New Hampshire Considers Major Forfeiture Reform
The New Hampshire state legislature’s House Committee on Criminal Justice and Public Safety is considering a significant change to the Granite State’s forfeiture laws: a change from civil forfeiture to criminal forfeiture. Below is a snippet from my recent testimony that explains how this proposed change would make life better for property owners in New Hampshire.
There is a fundamental tension between the government’s use of civil forfeiture and the property rights of its citizens. Civil forfeiture allows police officers to seize property, and that seizure only requires probable cause to believe that the property is related to crime; prosecutors then can shift the ownership of the property to the government through litigation in civil court, even if the property owner never faced criminal conviction or even criminal charges. The danger that civil forfeiture poses to property rights and due process raises significant questions about forfeiture fairness.
The median size of a cash seizure in America today is around a few hundred dollars to a little over a thousand dollars. (Medians vary by state.) Revenues from New Hampshire forfeitures average roughly $1.3 million yearly. The extraordinarily high rate of default judgments in these matters—around 80% of the owners of seized property never show up in court to contest the seizure—suggests barriers to access to justice. There are three substantial concerns about fairness that arise here.
First, property owners face a one-two punch: They lose possession of their property through seizure, then they discover that they’ll have to pay for their own representation in order to recover it in civil court. When they discover that they must bear litigation costs that are larger than the value of the property seized from them in order to win, and when they consider the odds that they might fail, they often give up—in other words, there are many instances of seizure and forfeiture in which no rational litigant would pursue recovery.
Second, many Americans know that proof of criminal liability requires the showing of guilt beyond a reasonable doubt. Indeed, the heavy burden that prosecutors shoulder is often understood as a device that furthers important moral values in the criminal justice system—more precisely, the requirement of proof beyond a reasonable doubt is seen as protecting innocent parties who for one reason or another become ensnared in the criminal justice system. In contrast, the low standard of proof (typically “more likely than not,” or greater than 50%) with which wrongdoing is proven in civil court—even though that proof is the trigger for what appears to be punishment for criminal acts—strikes many as fundamentally unfair.
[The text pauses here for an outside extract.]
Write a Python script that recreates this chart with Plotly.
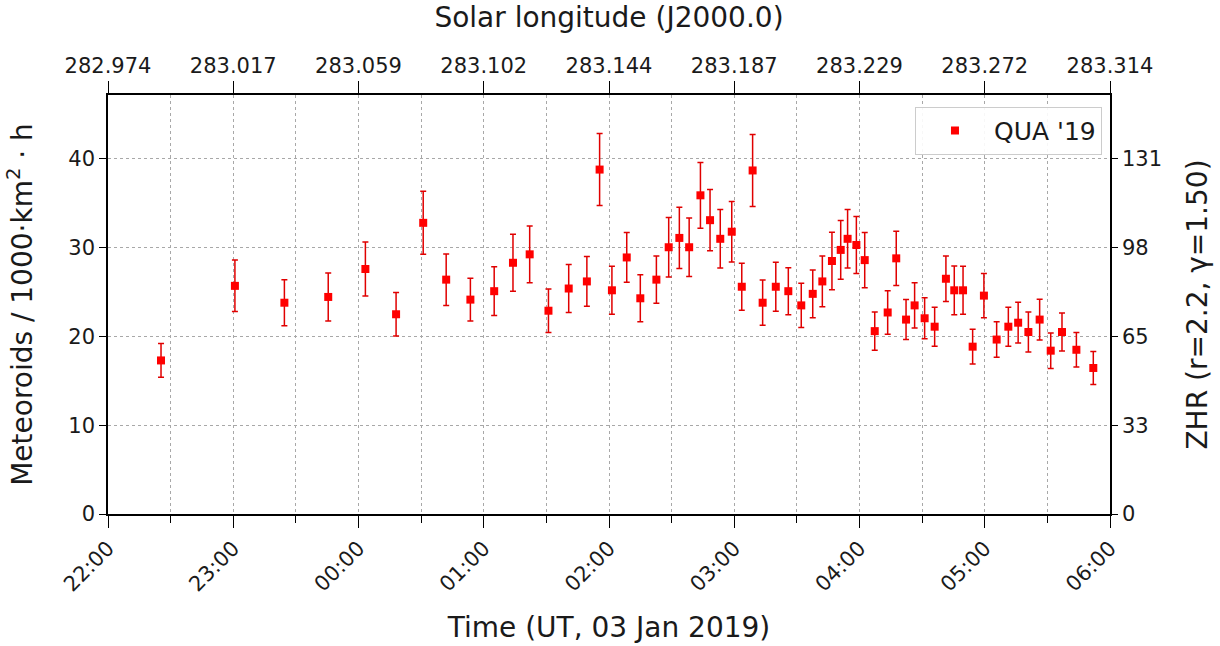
import plotly.graph_objects as go

# ---- data ----
times = [
    "2019-01-03 22:25:24", "2019-01-03 23:00:48", "2019-01-03 23:24:30", "2019-01-03 23:45:30",
    "2019-01-04 00:03:18", "2019-01-04 00:18:00", "2019-01-04 00:31:00", "2019-01-04 00:42:00",
    "2019-01-04 00:53:36", "2019-01-04 01:05:00", "2019-01-04 01:14:00", "2019-01-04 01:22:00",
    "2019-01-04 01:31:00", "2019-01-04 01:40:42", "2019-01-04 01:49:24", "2019-01-04 01:55:30",
    "2019-01-04 02:01:24", "2019-01-04 02:08:30", "2019-01-04 02:15:00", "2019-01-04 02:22:42",
    "2019-01-04 02:28:36", "2019-01-04 02:33:42", "2019-01-04 02:38:24", "2019-01-04 02:43:48",
    "2019-01-04 02:48:24", "2019-01-04 02:53:18", "2019-01-04 02:58:48", "2019-01-04 03:03:36",
    "2019-01-04 03:08:48", "2019-01-04 03:13:36", "2019-01-04 03:19:54", "2019-01-04 03:25:54",
    "2019-01-04 03:32:06", "2019-01-04 03:37:36", "2019-01-04 03:42:12", "2019-01-04 03:46:48",
    "2019-01-04 03:51:00", "2019-01-04 03:54:18", "2019-01-04 03:58:30", "2019-01-04 04:02:30",
    "2019-01-04 04:07:18", "2019-01-04 04:13:30", "2019-01-04 04:17:36", "2019-01-04 04:22:18",
    "2019-01-04 04:26:24", "2019-01-04 04:31:12", "2019-01-04 04:36:00", "2019-01-04 04:41:24",
    "2019-01-04 04:45:24", "2019-01-04 04:49:36", "2019-01-04 04:54:12", "2019-01-04 04:59:36",
    "2019-01-04 05:05:42", "2019-01-04 05:11:18", "2019-01-04 05:16:00", "2019-01-04 05:20:54",
    "2019-01-04 05:26:18", "2019-01-04 05:31:36", "2019-01-04 05:37:00", "2019-01-04 05:43:54",
    "2019-01-04 05:52:00",
]
flux = [
    17.3, 25.7, 23.8, 24.45, 27.6, 22.5, 32.8, 26.4,
    24.15, 25.1, 28.3, 29.25, 22.9, 25.4, 26.2, 38.8,
    25.2, 28.9, 24.3, 26.4, 30.05, 31.1, 30.05, 35.9,
    33.1, 31.0, 31.8, 25.6, 38.7, 23.8, 25.6, 25.1,
    23.5, 24.8, 26.2, 28.5, 29.75, 31.0, 30.3, 28.6,
    20.6, 22.7, 28.8, 21.9, 23.5, 22.05, 21.1, 26.5,
    25.2, 25.2, 18.85, 24.6, 19.65, 21.1, 21.55, 20.5,
    21.9, 18.4, 20.5, 18.5, 16.45,
]
flux_err = [
    1.9, 2.9, 2.6, 2.7, 3.05, 2.45, 3.55, 2.9,
    2.4, 2.75, 3.2, 3.2, 2.45, 2.7, 2.8, 4.05,
    2.7, 2.8, 2.65, 2.65, 3.35, 3.45, 3.3, 3.7,
    3.45, 3.3, 3.4, 2.65, 4.05, 2.55, 2.75, 2.65,
    2.5, 2.7, 2.85, 3.25, 3.3, 3.3, 3.2, 3.1,
    2.15, 2.45, 3.05, 2.25, 2.55, 2.3, 2.2, 2.55,
    2.75, 2.7, 1.95, 2.5, 2.0, 2.2, 2.3, 2.25,
    2.3, 2.0, 2.15, 1.95, 1.85,
]
series_name = "QUA '19"

hour_ticks = [
    "2019-01-03 22:00", "2019-01-03 23:00", "2019-01-04 00:00", "2019-01-04 01:00",
    "2019-01-04 02:00", "2019-01-04 03:00", "2019-01-04 04:00", "2019-01-04 05:00",
    "2019-01-04 06:00",
]
solar_longitude_labels = [
    "282.974", "283.017", "283.059", "283.102", "283.144",
    "283.187", "283.229", "283.272", "283.314",
]
flux_ticks = [0, 10, 20, 30, 40]
zhr_tick_labels = ["0", "33", "65", "98", "131"]

x_range = ["2019-01-03 22:00", "2019-01-04 06:00"]
y_range = [0, 47.2]

FONT = "DejaVu Sans, Liberation Sans, sans-serif"
GRID = "#a8a8a8"
TICK_SIZE = 21
TITLE_SIZE = 28

fig = go.Figure()
fig.add_trace(go.Scatter(
    x=times, y=flux, mode="markers", name=series_name,
    marker=dict(symbol="square", size=8, color="#ff0000"),
    error_y=dict(type="data", array=flux_err, visible=True,
                 color="#e00000", thickness=1.5, width=3),
))
# invisible companion trace so the top / right axes are drawn
fig.add_trace(go.Scatter(
    x=times, y=flux, mode="markers", xaxis="x2", yaxis="y2",
    marker=dict(opacity=0), showlegend=False, hoverinfo="skip",
))

fig.update_layout(
    width=1220, height=646,
    margin=dict(l=108, r=110, t=95, b=132, autoexpand=False),
    paper_bgcolor="white", plot_bgcolor="white",
    font=dict(family=FONT, color="#1a1a1a", size=TICK_SIZE),
    showlegend=True,
    legend=dict(x=0.992, y=0.972, xanchor="right", yanchor="top",
                bgcolor="rgba(255,255,255,0.9)", bordercolor="#cccccc", borderwidth=1,
                font=dict(size=25), itemwidth=68),
    xaxis=dict(
        type="date", range=x_range, automargin=False,
        tick0=x_range[0], dtick=3600000, tickformat="%H:%M", tickangle=-45,
        ticks="outside", ticklen=12, tickwidth=1.2, tickcolor="black",
        showline=True, linecolor="black", linewidth=1.5,
        showgrid=True, gridcolor=GRID, griddash="dot", gridwidth=1,
        minor=dict(dtick=1800000, tick0=x_range[0], ticks="outside", ticklen=7,
                   tickwidth=1, tickcolor="black", showgrid=True, gridcolor=GRID,
                   griddash="dot", gridwidth=1),
        zeroline=False,
        title=dict(text="Time (UT, 03 Jan 2019)", font=dict(size=TITLE_SIZE), standoff=22),
        tickfont=dict(size=TICK_SIZE),
    ),
    xaxis2=dict(
        type="date", range=x_range, overlaying="x", side="top", anchor="y", automargin=False,
        tickmode="array", tickvals=hour_ticks, ticktext=solar_longitude_labels,
        ticks="outside", ticklen=12, tickwidth=1.2, tickcolor="black",
        showline=True, linecolor="black", linewidth=1.5,
        showgrid=False, zeroline=False,
        title=dict(text="Solar longitude (J2000.0)", font=dict(size=TITLE_SIZE), standoff=18),
        tickfont=dict(size=TICK_SIZE),
    ),
    yaxis=dict(
        range=y_range, tickmode="array", tickvals=flux_ticks, automargin=False,
        ticks="outside", ticklen=7, tickwidth=1.2, tickcolor="black",
        showline=True, linecolor="black", linewidth=1.5,
        showgrid=True, gridcolor=GRID, griddash="dot", gridwidth=1,
        zeroline=False,
        title=dict(text="Meteoroids / 1000·km<sup>2</sup> · h", font=dict(size=TITLE_SIZE), standoff=28),
        tickfont=dict(size=TICK_SIZE),
    ),
    yaxis2=dict(
        range=y_range, overlaying="y", side="right", anchor="x", automargin=False,
        tickmode="array", tickvals=flux_ticks, ticktext=zhr_tick_labels,
        ticks="outside", ticklen=6, tickwidth=1.2, tickcolor="black",
        showline=True, linecolor="black", linewidth=1.5,
        showgrid=False, zeroline=False,
        title=dict(text="ZHR (r=2.2, γ=1.50)", font=dict(size=TITLE_SIZE), standoff=26),
        tickfont=dict(size=TICK_SIZE),
    ),
)

fig.write_html("out.html")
Third, the nature of seizure and forfeiture as it is practiced today is pockmarked with evidence that revenue concerns drive the behavior of law enforcement officers and other government agents—thus distracting them from focusing on public safety and crime control. Forcing law enforcement officers to serve as their own revenue collectors creates troublesome pressures and incentives that are likely to distract them from their central mission.
In 2016, New Hampshire legislators passed SB 522 into law; that measure was an attempt to address some of the problems described above. SB 522 temporarily suspended civil forfeiture litigation by delaying it until after criminal prosecution occurred. But this change in litigation timing was a flawed solution. The policy of SB 522 still requires multiple litigation forums of litigation, which translates to more court procedures and prohibitive litigation expenses borne by property owners. Furthermore, because those owners are still likely to default in civil court due to litigation expenses, SB 522 still leaves property owners without the benefit of the higher standard of proof that is enjoyed by criminal defendants. I would add that New Hampshire deserves credit for what it did two years later in enacting SB 498, which significantly improved the transparency requirements of the forfeiture process.
Amendment 2022-0264’s proposed changes to state law would transform civil forfeiture proceedings to criminal forfeiture proceedings. It will thereby give property owners the same kinds of procedural protections that are assigned to criminal defendants. This change would almost completely eliminate the failures of public policy that are described above. Although there are other improvements to the forfeiture process that New Hampshire might also make (such as directing all forfeiture proceeds to the state’s general fund, which would allow the General Court to include seized funds in its budget deliberations), substituting criminal forfeiture for civil forfeiture would be a giant step forward for fairness. Four states now rely on criminal forfeiture proceedings (Nebraska, North Carolina, New Mexico, and neighboring Maine), and the General Court can protect the rights of the Granite State’s property owners by making New Hampshire the fifth state to enact these reforms.